Untuk itu dinyatakan bahwa radikalisme lebih bahaya dari komunisme. Sejarah “radikalisme” yang berakar pada gerakan liberalisme progresif di Inggris disimpangkan arahnya kepada (umat) Islam.
Gerakan pemojokan Islam dengan isu radikalisme hakikatnya adalah gerakan anti Islam. Ketakutan yang sangat berlebihan terhadap Islam. Islamofobia. Tentu pendukung sekularisme, kapitalisne dan komunisme sangat bahagia dengan program ini. Karena sangat menguntungkan misi mereka di Indonesia.
Kuda troya sedang bersiap untuk kelak mengeluarkan pasukan anti Islam yang menyebar di semua ruang. Deradikalisasi menjadi deislamisasi. Rezim yang seperti ini adalah rezim zalim yang tak berkeadilan dan berkeadaban. Agama dianggap perusuh, candu atau penghambat kemajuan.

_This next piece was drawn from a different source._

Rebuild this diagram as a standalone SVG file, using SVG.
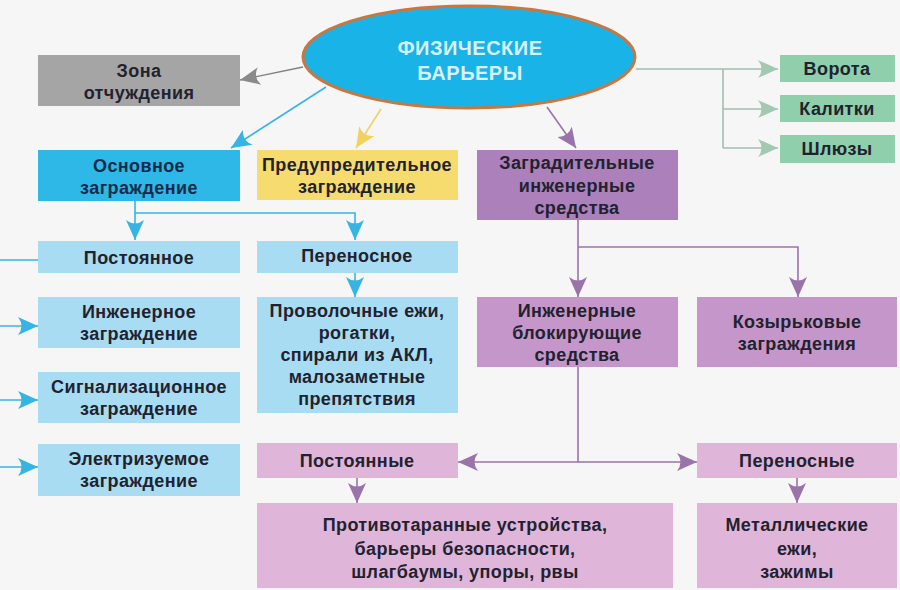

Cara pandang klasik yang jahat.
Umat Islam tentu tak setuju pada terorisme dan radikalisme dalam makna destruktif. Merusak lingkungan kehidupan. Islam adalah Jalan Hidup keshalihan dan akhlak yang mulia. Berbuat baik untuk sesama manusia merupakan keyakinan dasar Islam.
Tetapi jika dakwah mencegah kemungkaran dianggap radikal atau rajin ke Masjid dan menghabiskan waktu untuk memahami Al-Qur’an dianggap radikal, atau berjihad menegakkan Islam dan hukum Allah pun dianggap radikal pula, maka biarlah umat Islam rela disebut kaum yang radikal.Tapi jangan salahkan, jika dengan pemahaman seperti itu diganggu dan dilarang-larang maka umat Islam akan melawan hingga titik darah penghabisan.
Penguasa zalim adalah musuh abadi umat. Pilihan hanya dua, anda wahai penguasa zalim yang hancur atau umat yang akan berguguran syahid membela keyakinannya.
Dan Allah-lah yang menjadi Penolong, bukan para penjilat dunia.